--- begin MATERIAL PROVIDED ---

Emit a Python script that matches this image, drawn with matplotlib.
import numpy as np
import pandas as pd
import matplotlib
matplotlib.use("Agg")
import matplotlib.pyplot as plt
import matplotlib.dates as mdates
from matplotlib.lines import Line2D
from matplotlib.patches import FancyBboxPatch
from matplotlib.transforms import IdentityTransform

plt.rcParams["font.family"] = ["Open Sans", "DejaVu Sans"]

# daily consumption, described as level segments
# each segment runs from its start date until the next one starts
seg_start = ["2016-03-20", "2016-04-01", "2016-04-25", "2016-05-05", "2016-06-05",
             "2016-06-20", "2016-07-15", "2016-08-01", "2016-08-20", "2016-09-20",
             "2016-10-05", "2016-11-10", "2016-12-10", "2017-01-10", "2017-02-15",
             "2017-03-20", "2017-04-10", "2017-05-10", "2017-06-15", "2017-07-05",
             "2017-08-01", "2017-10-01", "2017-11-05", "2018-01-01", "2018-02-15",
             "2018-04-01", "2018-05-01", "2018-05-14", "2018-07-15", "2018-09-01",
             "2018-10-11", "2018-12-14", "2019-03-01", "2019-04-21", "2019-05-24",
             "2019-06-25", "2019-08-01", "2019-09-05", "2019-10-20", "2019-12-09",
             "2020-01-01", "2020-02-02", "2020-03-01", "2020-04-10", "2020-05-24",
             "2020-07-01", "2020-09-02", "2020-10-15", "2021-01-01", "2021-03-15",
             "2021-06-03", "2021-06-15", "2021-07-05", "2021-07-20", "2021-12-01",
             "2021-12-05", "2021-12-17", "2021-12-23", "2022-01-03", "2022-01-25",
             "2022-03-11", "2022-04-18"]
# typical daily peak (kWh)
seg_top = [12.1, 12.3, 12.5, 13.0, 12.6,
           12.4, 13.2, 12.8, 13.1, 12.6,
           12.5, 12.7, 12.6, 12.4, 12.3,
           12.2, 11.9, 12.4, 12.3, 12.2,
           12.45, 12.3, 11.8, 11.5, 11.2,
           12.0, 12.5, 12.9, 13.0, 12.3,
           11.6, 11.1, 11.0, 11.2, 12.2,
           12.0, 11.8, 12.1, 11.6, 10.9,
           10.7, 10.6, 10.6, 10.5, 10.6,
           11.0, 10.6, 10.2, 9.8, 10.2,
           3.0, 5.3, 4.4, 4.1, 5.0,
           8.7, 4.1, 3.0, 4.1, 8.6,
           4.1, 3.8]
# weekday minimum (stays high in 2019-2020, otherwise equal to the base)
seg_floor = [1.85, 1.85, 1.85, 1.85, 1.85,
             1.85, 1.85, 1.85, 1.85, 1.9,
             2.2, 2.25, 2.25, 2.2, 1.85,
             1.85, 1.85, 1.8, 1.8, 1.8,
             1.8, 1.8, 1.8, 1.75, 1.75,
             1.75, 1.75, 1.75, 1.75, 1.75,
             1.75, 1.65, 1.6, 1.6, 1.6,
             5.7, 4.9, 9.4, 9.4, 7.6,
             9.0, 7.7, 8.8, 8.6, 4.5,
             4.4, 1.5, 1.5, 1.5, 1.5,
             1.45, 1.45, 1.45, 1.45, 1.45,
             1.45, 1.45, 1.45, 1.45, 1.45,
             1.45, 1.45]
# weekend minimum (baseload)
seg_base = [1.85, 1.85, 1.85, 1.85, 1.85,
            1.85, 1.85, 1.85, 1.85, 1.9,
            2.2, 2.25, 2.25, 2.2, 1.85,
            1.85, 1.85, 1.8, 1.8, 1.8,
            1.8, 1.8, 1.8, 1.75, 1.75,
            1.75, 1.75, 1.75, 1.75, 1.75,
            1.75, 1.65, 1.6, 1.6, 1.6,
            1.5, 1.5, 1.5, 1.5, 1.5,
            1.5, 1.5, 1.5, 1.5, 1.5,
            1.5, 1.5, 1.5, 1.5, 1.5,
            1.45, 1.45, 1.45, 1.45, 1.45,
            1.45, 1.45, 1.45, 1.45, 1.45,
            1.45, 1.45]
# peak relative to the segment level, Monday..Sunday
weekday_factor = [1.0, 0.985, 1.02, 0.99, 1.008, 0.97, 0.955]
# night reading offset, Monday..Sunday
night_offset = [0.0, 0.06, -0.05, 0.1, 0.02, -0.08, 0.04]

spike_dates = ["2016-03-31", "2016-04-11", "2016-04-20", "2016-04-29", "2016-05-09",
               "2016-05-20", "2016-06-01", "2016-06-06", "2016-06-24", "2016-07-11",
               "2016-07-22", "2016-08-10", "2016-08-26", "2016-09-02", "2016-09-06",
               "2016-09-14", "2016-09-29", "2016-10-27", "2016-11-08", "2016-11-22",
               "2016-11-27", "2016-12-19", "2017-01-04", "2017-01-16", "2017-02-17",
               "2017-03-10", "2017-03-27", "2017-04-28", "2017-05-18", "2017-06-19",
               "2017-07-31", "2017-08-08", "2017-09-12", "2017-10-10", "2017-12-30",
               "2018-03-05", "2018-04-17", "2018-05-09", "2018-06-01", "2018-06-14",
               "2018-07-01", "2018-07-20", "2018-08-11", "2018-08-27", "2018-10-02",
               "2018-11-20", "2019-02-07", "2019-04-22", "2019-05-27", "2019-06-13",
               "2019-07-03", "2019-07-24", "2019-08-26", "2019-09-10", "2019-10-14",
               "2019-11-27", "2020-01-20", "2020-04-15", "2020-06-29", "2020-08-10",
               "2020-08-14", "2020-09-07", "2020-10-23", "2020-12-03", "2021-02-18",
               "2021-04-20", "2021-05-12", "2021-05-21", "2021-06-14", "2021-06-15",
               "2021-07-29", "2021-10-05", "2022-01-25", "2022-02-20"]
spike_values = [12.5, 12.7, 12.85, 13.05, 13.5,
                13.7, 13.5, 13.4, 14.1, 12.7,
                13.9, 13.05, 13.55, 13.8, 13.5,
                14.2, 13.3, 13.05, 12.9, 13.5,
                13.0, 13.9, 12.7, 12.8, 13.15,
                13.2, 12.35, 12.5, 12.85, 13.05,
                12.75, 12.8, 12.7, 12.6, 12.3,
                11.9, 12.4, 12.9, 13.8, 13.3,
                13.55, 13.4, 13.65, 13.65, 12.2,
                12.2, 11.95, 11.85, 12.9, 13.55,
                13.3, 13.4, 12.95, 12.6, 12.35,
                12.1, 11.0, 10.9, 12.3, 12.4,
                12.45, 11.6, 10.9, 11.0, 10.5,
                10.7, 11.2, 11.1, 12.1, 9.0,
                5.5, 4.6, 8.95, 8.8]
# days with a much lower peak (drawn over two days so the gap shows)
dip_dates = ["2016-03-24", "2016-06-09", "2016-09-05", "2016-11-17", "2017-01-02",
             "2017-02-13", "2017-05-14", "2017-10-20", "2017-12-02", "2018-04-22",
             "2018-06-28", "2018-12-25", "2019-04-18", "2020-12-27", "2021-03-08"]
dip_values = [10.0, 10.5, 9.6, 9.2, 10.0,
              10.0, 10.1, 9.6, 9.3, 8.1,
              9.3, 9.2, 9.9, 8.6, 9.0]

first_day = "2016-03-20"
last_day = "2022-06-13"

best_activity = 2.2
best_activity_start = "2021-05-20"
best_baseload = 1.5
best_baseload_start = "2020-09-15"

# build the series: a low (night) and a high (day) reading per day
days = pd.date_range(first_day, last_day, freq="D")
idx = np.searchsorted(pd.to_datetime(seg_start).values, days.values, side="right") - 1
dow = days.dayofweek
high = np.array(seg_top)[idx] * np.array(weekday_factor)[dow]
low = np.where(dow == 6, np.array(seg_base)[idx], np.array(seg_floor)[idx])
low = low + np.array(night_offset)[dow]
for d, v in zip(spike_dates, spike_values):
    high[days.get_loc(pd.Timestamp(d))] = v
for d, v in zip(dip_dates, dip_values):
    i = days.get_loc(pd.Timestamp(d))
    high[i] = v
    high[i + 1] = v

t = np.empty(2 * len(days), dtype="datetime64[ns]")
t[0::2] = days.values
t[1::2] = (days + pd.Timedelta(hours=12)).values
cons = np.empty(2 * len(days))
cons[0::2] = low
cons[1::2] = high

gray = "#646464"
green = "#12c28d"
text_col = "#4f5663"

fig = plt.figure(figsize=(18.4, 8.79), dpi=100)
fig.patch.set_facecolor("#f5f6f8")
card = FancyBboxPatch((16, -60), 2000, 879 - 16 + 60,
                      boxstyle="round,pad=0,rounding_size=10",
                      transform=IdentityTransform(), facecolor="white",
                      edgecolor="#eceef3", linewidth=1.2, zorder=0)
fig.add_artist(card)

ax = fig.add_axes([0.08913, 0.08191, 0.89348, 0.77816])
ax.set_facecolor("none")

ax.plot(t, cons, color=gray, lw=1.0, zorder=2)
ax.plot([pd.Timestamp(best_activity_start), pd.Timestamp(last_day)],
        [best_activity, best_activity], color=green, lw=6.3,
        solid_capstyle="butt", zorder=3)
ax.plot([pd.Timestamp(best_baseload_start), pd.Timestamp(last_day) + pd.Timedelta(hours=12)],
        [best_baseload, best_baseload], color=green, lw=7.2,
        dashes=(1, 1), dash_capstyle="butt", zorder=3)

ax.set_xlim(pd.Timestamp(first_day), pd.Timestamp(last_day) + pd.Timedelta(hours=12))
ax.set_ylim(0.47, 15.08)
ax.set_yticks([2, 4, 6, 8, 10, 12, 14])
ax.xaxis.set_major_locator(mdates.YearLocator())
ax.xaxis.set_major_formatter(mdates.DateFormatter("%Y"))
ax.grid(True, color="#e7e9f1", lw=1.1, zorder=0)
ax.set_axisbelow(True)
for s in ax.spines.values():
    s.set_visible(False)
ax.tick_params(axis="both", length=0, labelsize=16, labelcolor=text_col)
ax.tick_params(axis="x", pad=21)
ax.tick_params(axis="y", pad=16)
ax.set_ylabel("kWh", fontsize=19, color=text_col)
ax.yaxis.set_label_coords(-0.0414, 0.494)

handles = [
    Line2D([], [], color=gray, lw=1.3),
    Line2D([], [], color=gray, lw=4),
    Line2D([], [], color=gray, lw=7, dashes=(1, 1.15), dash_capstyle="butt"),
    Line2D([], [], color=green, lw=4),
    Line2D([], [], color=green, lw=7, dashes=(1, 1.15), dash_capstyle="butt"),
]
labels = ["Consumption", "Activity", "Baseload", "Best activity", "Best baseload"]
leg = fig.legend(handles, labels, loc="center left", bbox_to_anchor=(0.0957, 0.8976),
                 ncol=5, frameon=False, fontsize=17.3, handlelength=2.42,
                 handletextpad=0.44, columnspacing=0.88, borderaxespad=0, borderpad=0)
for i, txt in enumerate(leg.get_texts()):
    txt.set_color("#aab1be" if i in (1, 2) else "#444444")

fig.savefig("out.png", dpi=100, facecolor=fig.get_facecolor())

--- end MATERIAL PROVIDED ---
--- begin MATERIAL PROVIDED ---

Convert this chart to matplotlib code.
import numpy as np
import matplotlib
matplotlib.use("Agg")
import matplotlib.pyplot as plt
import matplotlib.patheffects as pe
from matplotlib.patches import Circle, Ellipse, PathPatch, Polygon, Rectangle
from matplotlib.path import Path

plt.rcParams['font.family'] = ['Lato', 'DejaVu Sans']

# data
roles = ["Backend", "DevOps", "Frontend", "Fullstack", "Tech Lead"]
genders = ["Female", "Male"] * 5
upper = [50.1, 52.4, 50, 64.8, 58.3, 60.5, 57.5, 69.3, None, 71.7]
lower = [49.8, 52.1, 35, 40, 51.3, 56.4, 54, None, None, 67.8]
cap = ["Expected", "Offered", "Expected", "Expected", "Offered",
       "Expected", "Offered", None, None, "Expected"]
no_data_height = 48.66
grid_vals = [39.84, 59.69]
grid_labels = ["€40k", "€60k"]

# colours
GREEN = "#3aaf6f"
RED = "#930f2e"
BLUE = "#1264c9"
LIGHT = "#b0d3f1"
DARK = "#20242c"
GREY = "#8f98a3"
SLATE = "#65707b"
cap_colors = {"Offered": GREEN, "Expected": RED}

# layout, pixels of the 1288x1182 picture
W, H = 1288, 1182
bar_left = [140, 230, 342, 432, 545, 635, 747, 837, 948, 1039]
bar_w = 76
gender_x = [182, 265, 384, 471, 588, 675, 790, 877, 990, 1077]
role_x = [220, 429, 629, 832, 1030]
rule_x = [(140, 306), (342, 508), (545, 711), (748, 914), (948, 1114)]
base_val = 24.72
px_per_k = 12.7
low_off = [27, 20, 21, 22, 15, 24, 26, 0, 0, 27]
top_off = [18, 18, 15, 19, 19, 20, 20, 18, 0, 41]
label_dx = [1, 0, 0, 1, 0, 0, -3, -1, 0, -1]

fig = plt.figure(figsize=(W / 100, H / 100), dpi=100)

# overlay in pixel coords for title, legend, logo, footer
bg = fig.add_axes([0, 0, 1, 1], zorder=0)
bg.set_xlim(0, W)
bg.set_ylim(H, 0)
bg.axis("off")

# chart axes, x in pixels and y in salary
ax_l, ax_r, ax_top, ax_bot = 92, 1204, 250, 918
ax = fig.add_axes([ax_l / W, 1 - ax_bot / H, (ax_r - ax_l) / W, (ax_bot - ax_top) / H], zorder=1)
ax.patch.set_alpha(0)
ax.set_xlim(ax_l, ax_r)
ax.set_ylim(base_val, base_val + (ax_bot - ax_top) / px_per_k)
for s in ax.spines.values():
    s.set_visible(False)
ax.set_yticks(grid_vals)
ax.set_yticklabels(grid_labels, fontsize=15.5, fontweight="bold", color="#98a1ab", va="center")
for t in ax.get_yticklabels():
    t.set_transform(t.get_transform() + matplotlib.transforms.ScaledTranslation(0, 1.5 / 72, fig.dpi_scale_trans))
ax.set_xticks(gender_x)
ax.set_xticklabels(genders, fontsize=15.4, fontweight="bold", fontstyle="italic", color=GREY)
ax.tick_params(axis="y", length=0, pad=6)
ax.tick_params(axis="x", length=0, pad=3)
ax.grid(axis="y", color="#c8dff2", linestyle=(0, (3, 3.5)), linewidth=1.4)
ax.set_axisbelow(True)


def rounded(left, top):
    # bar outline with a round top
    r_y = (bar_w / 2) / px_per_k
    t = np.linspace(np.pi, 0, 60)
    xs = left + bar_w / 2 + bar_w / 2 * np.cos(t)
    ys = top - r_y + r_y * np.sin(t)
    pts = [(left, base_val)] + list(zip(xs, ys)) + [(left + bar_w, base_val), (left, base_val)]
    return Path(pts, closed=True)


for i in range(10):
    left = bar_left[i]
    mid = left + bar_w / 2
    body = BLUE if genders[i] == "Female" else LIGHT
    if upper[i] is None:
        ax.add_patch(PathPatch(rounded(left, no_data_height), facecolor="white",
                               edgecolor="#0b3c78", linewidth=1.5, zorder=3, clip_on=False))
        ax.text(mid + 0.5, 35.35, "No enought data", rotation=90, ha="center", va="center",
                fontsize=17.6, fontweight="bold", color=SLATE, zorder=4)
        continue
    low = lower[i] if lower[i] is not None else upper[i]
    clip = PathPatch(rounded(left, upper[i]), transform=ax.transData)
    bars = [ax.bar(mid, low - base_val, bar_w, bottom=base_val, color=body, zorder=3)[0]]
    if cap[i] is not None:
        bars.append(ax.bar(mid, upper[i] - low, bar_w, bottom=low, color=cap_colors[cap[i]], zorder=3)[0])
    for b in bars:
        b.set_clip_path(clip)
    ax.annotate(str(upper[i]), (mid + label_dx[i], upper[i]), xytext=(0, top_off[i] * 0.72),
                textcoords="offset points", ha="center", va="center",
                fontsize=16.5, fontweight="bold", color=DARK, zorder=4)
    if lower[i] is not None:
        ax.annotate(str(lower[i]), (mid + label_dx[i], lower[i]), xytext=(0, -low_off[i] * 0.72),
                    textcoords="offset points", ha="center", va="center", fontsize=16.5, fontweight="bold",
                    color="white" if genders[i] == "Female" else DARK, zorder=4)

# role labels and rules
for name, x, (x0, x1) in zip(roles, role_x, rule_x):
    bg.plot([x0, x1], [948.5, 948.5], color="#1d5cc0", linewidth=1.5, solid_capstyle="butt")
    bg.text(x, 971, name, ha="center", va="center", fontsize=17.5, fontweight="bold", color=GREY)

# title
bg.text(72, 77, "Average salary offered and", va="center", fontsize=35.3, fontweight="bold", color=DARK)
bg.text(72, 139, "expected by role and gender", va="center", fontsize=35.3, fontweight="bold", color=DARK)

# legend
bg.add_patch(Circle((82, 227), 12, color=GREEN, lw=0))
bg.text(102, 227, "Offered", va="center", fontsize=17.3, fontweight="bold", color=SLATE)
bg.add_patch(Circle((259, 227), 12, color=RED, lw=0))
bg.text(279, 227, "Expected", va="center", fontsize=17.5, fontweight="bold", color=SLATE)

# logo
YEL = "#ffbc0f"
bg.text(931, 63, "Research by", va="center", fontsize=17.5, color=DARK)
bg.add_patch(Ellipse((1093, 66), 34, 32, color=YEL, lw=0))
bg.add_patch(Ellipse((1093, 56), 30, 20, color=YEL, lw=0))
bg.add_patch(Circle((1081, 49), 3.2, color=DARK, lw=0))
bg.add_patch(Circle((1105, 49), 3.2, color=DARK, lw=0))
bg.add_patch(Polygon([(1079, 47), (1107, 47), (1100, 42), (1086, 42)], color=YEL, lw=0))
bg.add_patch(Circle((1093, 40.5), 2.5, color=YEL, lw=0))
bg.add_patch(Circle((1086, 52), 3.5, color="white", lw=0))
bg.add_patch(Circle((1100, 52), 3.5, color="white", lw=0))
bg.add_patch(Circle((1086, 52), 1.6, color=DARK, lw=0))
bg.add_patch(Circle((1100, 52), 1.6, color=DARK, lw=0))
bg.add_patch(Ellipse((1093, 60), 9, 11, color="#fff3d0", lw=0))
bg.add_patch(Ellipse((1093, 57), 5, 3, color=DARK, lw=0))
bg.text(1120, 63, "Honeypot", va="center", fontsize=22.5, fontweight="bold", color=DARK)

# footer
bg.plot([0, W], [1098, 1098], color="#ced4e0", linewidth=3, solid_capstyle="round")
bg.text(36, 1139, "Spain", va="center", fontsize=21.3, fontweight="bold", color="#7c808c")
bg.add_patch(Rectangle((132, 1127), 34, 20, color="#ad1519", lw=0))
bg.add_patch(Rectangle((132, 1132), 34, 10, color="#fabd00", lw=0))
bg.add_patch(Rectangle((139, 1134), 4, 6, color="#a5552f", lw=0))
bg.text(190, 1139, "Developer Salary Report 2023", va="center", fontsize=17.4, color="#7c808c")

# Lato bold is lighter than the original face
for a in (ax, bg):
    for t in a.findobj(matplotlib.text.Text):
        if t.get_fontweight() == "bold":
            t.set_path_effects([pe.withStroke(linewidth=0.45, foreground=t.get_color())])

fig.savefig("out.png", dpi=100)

--- end MATERIAL PROVIDED ---

EXERCISE ▸ Exactly those lines that run from the line with "Emit a Python" through the line with "from matplotlib.transforms import" are to be reproduced; both end lines belong to the range.

ANSWER TO THIS EXERCISE ▸
Emit a Python script that matches this image, drawn with matplotlib.
import numpy as np
import pandas as pd
import matplotlib
matplotlib.use("Agg")
import matplotlib.pyplot as plt
import matplotlib.dates as mdates
from matplotlib.lines import Line2D
from matplotlib.patches import FancyBboxPatch
from matplotlib.transforms import IdentityTransform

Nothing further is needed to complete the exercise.